## EXERCISE
Repeat the material exactly from its first line to the line that includes "[6.0e-4, 0.0129, 0.0285];". Skip pictures.

[Start SUPPLIED MATERIAL]

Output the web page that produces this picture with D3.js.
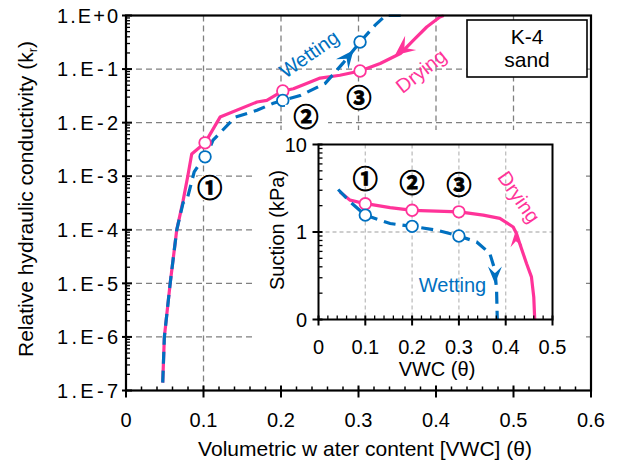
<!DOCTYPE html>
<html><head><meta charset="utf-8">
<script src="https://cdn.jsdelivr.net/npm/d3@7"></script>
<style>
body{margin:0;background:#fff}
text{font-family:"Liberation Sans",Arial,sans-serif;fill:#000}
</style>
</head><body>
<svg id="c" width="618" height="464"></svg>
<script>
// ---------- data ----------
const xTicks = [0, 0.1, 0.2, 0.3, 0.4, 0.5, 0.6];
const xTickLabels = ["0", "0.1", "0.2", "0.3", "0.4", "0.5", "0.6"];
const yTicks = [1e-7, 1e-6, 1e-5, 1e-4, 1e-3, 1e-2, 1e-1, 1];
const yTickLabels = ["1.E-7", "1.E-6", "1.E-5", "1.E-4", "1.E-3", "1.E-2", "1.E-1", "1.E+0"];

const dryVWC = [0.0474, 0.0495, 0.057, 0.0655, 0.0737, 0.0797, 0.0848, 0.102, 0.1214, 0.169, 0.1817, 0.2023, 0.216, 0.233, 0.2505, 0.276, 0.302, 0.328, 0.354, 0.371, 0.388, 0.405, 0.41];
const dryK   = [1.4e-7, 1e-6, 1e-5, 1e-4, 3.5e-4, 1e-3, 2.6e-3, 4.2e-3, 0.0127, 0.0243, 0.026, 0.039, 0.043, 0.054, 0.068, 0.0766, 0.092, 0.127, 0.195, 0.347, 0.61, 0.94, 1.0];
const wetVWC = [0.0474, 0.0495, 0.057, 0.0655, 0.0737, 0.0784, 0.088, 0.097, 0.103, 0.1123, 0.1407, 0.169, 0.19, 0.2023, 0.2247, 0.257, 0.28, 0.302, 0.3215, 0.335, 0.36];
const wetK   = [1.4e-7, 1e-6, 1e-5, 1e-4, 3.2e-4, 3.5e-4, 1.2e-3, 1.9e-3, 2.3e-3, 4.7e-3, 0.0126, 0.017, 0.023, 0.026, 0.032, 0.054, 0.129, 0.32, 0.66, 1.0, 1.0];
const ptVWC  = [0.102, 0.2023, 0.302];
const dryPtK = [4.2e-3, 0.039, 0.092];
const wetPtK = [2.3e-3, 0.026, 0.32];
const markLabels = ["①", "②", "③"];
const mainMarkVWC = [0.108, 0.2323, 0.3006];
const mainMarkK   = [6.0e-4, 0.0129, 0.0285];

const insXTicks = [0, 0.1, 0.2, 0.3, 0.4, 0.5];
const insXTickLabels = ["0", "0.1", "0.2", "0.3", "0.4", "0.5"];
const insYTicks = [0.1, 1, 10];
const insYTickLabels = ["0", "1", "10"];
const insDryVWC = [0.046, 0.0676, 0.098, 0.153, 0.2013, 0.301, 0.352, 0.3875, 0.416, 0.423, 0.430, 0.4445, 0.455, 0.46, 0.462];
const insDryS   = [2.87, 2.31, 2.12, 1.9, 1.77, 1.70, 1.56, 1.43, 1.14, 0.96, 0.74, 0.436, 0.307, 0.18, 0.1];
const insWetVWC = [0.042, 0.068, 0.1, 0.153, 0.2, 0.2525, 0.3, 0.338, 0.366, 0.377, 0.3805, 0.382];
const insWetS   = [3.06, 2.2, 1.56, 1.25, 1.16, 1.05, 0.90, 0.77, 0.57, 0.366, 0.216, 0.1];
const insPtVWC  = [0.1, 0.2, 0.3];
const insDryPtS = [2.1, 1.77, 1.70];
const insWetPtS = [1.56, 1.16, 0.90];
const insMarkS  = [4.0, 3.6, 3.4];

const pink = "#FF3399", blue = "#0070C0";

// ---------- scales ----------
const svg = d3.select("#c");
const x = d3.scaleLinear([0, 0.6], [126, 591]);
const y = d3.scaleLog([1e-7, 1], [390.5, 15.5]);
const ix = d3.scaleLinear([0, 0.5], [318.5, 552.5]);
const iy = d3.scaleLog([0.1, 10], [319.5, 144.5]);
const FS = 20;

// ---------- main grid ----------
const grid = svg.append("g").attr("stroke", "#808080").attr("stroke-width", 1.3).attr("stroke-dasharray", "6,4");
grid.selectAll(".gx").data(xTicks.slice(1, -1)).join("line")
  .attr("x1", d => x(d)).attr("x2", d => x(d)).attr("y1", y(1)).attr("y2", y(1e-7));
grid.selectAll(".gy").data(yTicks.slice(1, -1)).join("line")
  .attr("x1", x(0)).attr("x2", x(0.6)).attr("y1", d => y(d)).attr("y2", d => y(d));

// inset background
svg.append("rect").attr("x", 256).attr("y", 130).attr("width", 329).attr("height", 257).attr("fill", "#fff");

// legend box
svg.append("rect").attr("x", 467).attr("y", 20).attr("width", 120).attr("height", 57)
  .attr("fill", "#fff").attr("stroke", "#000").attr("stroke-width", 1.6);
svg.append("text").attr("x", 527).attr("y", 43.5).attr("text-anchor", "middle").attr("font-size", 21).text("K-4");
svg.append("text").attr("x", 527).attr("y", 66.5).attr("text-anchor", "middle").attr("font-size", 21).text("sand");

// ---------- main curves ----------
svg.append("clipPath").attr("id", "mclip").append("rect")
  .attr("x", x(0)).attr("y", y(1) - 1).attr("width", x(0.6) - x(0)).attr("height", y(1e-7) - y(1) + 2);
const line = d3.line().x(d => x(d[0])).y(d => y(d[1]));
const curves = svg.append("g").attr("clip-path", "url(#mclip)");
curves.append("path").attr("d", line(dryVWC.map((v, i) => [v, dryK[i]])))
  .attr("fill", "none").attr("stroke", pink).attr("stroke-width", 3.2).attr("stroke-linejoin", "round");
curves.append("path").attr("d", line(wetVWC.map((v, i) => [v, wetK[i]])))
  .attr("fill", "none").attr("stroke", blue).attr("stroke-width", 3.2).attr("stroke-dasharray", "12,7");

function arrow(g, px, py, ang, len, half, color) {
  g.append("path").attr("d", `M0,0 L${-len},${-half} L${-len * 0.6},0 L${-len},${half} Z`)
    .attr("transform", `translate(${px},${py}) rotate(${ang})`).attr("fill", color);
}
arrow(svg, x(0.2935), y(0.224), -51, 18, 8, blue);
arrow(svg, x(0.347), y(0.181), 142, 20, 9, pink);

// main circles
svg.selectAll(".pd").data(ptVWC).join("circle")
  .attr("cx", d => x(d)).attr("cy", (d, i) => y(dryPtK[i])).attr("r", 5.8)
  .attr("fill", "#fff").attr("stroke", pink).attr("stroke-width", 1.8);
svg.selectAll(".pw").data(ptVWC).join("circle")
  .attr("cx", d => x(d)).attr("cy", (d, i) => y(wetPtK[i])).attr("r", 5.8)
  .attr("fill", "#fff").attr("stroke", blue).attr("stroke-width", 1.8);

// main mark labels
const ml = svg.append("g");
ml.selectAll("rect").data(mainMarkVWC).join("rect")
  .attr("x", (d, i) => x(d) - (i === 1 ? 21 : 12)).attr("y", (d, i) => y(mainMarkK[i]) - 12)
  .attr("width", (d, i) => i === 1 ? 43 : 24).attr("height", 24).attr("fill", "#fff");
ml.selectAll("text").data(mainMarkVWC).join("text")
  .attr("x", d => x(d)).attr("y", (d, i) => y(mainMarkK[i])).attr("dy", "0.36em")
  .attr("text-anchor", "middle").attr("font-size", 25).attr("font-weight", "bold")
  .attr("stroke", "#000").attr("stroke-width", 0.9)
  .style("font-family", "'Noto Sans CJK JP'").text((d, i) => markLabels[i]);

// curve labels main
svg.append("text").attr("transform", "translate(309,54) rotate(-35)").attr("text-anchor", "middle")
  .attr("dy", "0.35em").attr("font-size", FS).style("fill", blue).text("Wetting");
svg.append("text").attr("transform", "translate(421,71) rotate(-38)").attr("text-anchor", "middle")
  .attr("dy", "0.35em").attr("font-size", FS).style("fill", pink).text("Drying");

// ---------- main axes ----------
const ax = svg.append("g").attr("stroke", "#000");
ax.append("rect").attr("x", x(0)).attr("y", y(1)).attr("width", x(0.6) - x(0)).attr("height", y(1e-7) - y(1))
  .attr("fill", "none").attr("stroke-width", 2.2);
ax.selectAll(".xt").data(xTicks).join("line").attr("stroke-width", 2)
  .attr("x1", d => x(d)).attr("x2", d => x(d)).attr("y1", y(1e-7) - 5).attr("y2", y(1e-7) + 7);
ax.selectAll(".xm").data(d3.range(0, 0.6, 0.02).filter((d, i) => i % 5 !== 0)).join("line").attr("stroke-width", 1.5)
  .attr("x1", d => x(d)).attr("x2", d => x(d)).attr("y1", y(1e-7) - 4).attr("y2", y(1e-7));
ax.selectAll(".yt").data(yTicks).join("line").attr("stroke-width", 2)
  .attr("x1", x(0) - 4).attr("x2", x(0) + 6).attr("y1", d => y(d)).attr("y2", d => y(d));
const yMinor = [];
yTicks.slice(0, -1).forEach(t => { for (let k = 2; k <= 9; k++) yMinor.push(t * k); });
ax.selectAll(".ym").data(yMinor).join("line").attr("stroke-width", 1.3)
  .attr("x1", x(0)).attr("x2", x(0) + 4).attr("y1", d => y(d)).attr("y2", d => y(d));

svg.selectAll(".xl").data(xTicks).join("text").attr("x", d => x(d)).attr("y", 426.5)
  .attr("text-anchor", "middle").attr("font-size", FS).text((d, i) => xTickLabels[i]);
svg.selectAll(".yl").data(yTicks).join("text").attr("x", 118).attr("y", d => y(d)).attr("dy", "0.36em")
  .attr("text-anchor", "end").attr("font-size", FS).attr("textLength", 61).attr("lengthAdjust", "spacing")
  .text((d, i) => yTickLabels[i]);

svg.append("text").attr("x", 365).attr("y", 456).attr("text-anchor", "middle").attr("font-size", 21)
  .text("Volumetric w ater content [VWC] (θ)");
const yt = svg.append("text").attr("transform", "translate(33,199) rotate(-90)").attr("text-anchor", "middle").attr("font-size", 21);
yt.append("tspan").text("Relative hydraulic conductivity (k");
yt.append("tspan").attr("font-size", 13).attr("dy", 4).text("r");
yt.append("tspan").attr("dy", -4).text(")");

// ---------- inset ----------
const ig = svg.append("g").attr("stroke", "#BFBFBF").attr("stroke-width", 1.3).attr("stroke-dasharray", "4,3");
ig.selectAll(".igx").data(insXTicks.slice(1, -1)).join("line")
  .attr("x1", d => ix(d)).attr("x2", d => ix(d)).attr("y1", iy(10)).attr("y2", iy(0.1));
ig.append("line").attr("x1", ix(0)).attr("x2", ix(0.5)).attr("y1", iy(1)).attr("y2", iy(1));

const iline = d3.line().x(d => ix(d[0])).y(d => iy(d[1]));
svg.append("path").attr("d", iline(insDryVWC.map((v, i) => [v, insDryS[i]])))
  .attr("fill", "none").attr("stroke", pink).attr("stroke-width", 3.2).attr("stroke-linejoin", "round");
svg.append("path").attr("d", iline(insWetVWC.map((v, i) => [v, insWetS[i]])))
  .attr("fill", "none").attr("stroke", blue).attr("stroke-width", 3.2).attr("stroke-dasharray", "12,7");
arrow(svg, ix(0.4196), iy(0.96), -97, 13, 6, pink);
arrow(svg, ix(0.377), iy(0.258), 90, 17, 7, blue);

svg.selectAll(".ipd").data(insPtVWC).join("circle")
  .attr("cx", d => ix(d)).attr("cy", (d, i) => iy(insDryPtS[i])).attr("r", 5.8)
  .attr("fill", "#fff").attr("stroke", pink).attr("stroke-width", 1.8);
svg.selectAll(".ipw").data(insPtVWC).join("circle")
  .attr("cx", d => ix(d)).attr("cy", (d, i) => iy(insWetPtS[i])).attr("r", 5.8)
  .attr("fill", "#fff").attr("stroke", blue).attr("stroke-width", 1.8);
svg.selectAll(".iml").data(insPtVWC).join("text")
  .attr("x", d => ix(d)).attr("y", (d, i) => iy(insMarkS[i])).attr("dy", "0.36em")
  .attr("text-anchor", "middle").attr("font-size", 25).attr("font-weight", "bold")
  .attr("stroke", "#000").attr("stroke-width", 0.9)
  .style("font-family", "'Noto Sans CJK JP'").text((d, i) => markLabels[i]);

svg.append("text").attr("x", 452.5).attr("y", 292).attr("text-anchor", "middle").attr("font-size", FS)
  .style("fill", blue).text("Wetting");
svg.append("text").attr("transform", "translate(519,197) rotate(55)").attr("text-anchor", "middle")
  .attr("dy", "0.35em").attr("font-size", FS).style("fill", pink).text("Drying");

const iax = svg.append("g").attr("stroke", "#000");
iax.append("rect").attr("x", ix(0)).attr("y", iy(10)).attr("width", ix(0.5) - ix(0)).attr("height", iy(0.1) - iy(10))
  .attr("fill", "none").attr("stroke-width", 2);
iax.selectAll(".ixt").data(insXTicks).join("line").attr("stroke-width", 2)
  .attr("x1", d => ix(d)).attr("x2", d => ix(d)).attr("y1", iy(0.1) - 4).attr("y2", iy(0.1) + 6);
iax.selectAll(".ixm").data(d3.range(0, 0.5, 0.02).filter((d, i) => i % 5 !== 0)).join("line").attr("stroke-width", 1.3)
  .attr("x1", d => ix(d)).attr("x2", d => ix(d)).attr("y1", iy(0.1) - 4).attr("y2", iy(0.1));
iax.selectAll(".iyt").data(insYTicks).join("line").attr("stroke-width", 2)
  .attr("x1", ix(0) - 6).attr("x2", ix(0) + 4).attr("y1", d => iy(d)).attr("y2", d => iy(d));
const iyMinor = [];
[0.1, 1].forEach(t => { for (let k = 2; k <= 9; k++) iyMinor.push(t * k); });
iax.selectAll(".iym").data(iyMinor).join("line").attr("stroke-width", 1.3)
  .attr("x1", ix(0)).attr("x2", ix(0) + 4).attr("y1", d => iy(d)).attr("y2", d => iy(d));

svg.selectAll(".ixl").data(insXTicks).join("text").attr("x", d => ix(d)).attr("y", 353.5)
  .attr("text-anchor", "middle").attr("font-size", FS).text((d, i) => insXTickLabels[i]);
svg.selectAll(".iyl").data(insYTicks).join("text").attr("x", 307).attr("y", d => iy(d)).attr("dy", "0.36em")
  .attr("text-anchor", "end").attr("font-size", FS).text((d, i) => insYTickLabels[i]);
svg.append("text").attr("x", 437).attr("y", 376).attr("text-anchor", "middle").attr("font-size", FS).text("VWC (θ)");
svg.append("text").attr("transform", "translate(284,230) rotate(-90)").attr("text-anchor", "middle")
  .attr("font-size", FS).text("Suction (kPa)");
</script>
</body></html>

[End SUPPLIED MATERIAL]

## EXPECTED ANSWER
Output the web page that produces this picture with D3.js.
<!DOCTYPE html>
<html><head><meta charset="utf-8">
<script src="https://cdn.jsdelivr.net/npm/d3@7"></script>
<style>
body{margin:0;background:#fff}
text{font-family:"Liberation Sans",Arial,sans-serif;fill:#000}
</style>
</head><body>
<svg id="c" width="618" height="464"></svg>
<script>
// ---------- data ----------
const xTicks = [0, 0.1, 0.2, 0.3, 0.4, 0.5, 0.6];
const xTickLabels = ["0", "0.1", "0.2", "0.3", "0.4", "0.5", "0.6"];
const yTicks = [1e-7, 1e-6, 1e-5, 1e-4, 1e-3, 1e-2, 1e-1, 1];
const yTickLabels = ["1.E-7", "1.E-6", "1.E-5", "1.E-4", "1.E-3", "1.E-2", "1.E-1", "1.E+0"];

const dryVWC = [0.0474, 0.0495, 0.057, 0.0655, 0.0737, 0.0797, 0.0848, 0.102, 0.1214, 0.169, 0.1817, 0.2023, 0.216, 0.233, 0.2505, 0.276, 0.302, 0.328, 0.354, 0.371, 0.388, 0.405, 0.41];
const dryK   = [1.4e-7, 1e-6, 1e-5, 1e-4, 3.5e-4, 1e-3, 2.6e-3, 4.2e-3, 0.0127, 0.0243, 0.026, 0.039, 0.043, 0.054, 0.068, 0.0766, 0.092, 0.127, 0.195, 0.347, 0.61, 0.94, 1.0];
const wetVWC = [0.0474, 0.0495, 0.057, 0.0655, 0.0737, 0.0784, 0.088, 0.097, 0.103, 0.1123, 0.1407, 0.169, 0.19, 0.2023, 0.2247, 0.257, 0.28, 0.302, 0.3215, 0.335, 0.36];
const wetK   = [1.4e-7, 1e-6, 1e-5, 1e-4, 3.2e-4, 3.5e-4, 1.2e-3, 1.9e-3, 2.3e-3, 4.7e-3, 0.0126, 0.017, 0.023, 0.026, 0.032, 0.054, 0.129, 0.32, 0.66, 1.0, 1.0];
const ptVWC  = [0.102, 0.2023, 0.302];
const dryPtK = [4.2e-3, 0.039, 0.092];
const wetPtK = [2.3e-3, 0.026, 0.32];
const markLabels = ["①", "②", "③"];
const mainMarkVWC = [0.108, 0.2323, 0.3006];
const mainMarkK   = [6.0e-4, 0.0129, 0.0285];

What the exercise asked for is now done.